Copy all of the material below exactly.

-- START Information provided --

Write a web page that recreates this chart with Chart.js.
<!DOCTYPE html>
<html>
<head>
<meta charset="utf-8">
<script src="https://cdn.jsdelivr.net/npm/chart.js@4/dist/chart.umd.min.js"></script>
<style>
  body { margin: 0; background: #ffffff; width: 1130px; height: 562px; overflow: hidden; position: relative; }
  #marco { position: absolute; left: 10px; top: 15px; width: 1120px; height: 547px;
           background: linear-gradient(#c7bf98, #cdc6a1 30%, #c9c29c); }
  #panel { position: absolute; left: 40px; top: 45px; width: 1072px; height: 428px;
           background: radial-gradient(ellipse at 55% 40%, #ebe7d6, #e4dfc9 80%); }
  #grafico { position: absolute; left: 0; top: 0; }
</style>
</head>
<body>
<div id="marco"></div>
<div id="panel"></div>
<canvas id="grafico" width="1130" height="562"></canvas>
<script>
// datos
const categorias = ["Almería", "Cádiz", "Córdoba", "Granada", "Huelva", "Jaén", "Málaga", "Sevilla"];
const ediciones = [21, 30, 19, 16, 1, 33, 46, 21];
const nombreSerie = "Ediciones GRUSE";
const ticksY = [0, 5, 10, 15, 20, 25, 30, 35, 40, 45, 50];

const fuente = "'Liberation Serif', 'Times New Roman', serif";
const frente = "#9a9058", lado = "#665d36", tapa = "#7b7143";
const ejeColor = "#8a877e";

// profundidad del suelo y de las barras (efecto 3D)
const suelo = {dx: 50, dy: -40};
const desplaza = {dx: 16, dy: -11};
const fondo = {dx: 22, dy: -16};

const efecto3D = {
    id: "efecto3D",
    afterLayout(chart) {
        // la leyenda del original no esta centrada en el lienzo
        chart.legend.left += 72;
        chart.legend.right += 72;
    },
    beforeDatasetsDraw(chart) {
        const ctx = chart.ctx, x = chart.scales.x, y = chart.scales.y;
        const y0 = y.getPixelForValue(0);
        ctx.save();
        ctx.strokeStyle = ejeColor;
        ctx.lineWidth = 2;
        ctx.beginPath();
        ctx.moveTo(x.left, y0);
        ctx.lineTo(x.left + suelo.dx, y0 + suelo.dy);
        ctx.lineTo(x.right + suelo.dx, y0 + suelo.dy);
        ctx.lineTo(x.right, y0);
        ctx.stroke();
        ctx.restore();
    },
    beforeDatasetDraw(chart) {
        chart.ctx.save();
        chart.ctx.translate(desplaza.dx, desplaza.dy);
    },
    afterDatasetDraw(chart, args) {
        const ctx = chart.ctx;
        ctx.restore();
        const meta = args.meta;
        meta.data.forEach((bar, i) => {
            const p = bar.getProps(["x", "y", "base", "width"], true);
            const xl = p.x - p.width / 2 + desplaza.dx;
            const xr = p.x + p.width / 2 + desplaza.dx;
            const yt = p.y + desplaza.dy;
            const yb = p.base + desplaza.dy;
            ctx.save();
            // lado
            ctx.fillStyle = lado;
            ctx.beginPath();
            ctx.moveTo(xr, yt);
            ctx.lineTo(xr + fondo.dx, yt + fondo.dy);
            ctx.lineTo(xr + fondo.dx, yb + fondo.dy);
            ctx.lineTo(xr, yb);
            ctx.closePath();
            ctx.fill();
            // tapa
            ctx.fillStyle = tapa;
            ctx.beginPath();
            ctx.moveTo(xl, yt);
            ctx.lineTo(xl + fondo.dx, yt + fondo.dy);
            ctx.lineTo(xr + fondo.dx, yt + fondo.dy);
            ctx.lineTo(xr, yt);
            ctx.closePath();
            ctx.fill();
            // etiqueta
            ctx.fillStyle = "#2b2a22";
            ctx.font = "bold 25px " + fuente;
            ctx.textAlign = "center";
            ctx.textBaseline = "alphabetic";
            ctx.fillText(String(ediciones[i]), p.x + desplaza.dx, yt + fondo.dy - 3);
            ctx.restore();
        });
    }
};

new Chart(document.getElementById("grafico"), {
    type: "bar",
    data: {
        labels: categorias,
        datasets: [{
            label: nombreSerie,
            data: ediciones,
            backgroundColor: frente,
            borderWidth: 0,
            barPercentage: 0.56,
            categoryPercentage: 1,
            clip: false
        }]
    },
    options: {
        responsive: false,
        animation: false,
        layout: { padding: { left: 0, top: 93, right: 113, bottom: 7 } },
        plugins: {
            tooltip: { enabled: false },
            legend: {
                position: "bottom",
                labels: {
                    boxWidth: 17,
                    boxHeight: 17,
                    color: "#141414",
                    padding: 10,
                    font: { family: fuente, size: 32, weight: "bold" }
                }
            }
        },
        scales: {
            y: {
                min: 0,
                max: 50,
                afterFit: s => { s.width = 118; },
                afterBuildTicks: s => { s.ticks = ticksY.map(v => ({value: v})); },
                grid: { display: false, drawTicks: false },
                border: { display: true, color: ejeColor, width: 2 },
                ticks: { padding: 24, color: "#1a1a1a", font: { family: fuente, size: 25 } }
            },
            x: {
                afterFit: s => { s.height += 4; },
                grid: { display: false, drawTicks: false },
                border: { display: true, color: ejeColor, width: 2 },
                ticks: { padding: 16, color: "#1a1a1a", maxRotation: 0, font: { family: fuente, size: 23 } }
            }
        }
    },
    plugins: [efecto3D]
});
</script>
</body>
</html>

-- END Information provided --

*Solution to this task:*
Write a web page that recreates this chart with Chart.js.
<!DOCTYPE html>
<html>
<head>
<meta charset="utf-8">
<script src="https://cdn.jsdelivr.net/npm/chart.js@4/dist/chart.umd.min.js"></script>
<style>
  body { margin: 0; background: #ffffff; width: 1130px; height: 562px; overflow: hidden; position: relative; }
  #marco { position: absolute; left: 10px; top: 15px; width: 1120px; height: 547px;
           background: linear-gradient(#c7bf98, #cdc6a1 30%, #c9c29c); }
  #panel { position: absolute; left: 40px; top: 45px; width: 1072px; height: 428px;
           background: radial-gradient(ellipse at 55% 40%, #ebe7d6, #e4dfc9 80%); }
  #grafico { position: absolute; left: 0; top: 0; }
</style>
</head>
<body>
<div id="marco"></div>
<div id="panel"></div>
<canvas id="grafico" width="1130" height="562"></canvas>
<script>
// datos
const categorias = ["Almería", "Cádiz", "Córdoba", "Granada", "Huelva", "Jaén", "Málaga", "Sevilla"];
const ediciones = [21, 30, 19, 16, 1, 33, 46, 21];
const nombreSerie = "Ediciones GRUSE";
const ticksY = [0, 5, 10, 15, 20, 25, 30, 35, 40, 45, 50];

const fuente = "'Liberation Serif', 'Times New Roman', serif";
const frente = "#9a9058", lado = "#665d36", tapa = "#7b7143";
const ejeColor = "#8a877e";

// profundidad del suelo y de las barras (efecto 3D)
const suelo = {dx: 50, dy: -40};
const desplaza = {dx: 16, dy: -11};
const fondo = {dx: 22, dy: -16};

const efecto3D = {
    id: "efecto3D",
    afterLayout(chart) {
        // la leyenda del original no esta centrada en el lienzo
        chart.legend.left += 72;
        chart.legend.right += 72;
    },
    beforeDatasetsDraw(chart) {
        const ctx = chart.ctx, x = chart.scales.x, y = chart.scales.y;
        const y0 = y.getPixelForValue(0);
        ctx.save();
        ctx.strokeStyle = ejeColor;
        ctx.lineWidth = 2;
        ctx.beginPath();
        ctx.moveTo(x.left, y0);
        ctx.lineTo(x.left + suelo.dx, y0 + suelo.dy);
        ctx.lineTo(x.right + suelo.dx, y0 + suelo.dy);
        ctx.lineTo(x.right, y0);
        ctx.stroke();
        ctx.restore();
    },
    beforeDatasetDraw(chart) {
        chart.ctx.save();
        chart.ctx.translate(desplaza.dx, desplaza.dy);
    },
    afterDatasetDraw(chart, args) {
        const ctx = chart.ctx;
        ctx.restore();
        const meta = args.meta;
        meta.data.forEach((bar, i) => {
            const p = bar.getProps(["x", "y", "base", "width"], true);
            const xl = p.x - p.width / 2 + desplaza.dx;
            const xr = p.x + p.width / 2 + desplaza.dx;
            const yt = p.y + desplaza.dy;
            const yb = p.base + desplaza.dy;
            ctx.save();
            // lado
            ctx.fillStyle = lado;
            ctx.beginPath();
            ctx.moveTo(xr, yt);
            ctx.lineTo(xr + fondo.dx, yt + fondo.dy);
            ctx.lineTo(xr + fondo.dx, yb + fondo.dy);
            ctx.lineTo(xr, yb);
            ctx.closePath();
            ctx.fill();
            // tapa
            ctx.fillStyle = tapa;
            ctx.beginPath();
            ctx.moveTo(xl, yt);
            ctx.lineTo(xl + fondo.dx, yt + fondo.dy);
            ctx.lineTo(xr + fondo.dx, yt + fondo.dy);
            ctx.lineTo(xr, yt);
            ctx.closePath();
            ctx.fill();
            // etiqueta
            ctx.fillStyle = "#2b2a22";
            ctx.font = "bold 25px " + fuente;
            ctx.textAlign = "center";
            ctx.textBaseline = "alphabetic";
            ctx.fillText(String(ediciones[i]), p.x + desplaza.dx, yt + fondo.dy - 3);
            ctx.restore();
        });
    }
};

new Chart(document.getElementById("grafico"), {
    type: "bar",
    data: {
        labels: categorias,
        datasets: [{
            label: nombreSerie,
            data: ediciones,
            backgroundColor: frente,
            borderWidth: 0,
            barPercentage: 0.56,
            categoryPercentage: 1,
            clip: false
        }]
    },
    options: {
        responsive: false,
        animation: false,
        layout: { padding: { left: 0, top: 93, right: 113, bottom: 7 } },
        plugins: {
            tooltip: { enabled: false },
            legend: {
                position: "bottom",
                labels: {
                    boxWidth: 17,
                    boxHeight: 17,
                    color: "#141414",
                    padding: 10,
                    font: { family: fuente, size: 32, weight: "bold" }
                }
            }
        },
        scales: {
            y: {
                min: 0,
                max: 50,
                afterFit: s => { s.width = 118; },
                afterBuildTicks: s => { s.ticks = ticksY.map(v => ({value: v})); },
                grid: { display: false, drawTicks: false },
                border: { display: true, color: ejeColor, width: 2 },
                ticks: { padding: 24, color: "#1a1a1a", font: { family: fuente, size: 25 } }
            },
            x: {
                afterFit: s => { s.height += 4; },
                grid: { display: false, drawTicks: false },
                border: { display: true, color: ejeColor, width: 2 },
                ticks: { padding: 16, color: "#1a1a1a", maxRotation: 0, font: { family: fuente, size: 23 } }
            }
        }
    },
    plugins: [efecto3D]
});
</script>
</body>
</html>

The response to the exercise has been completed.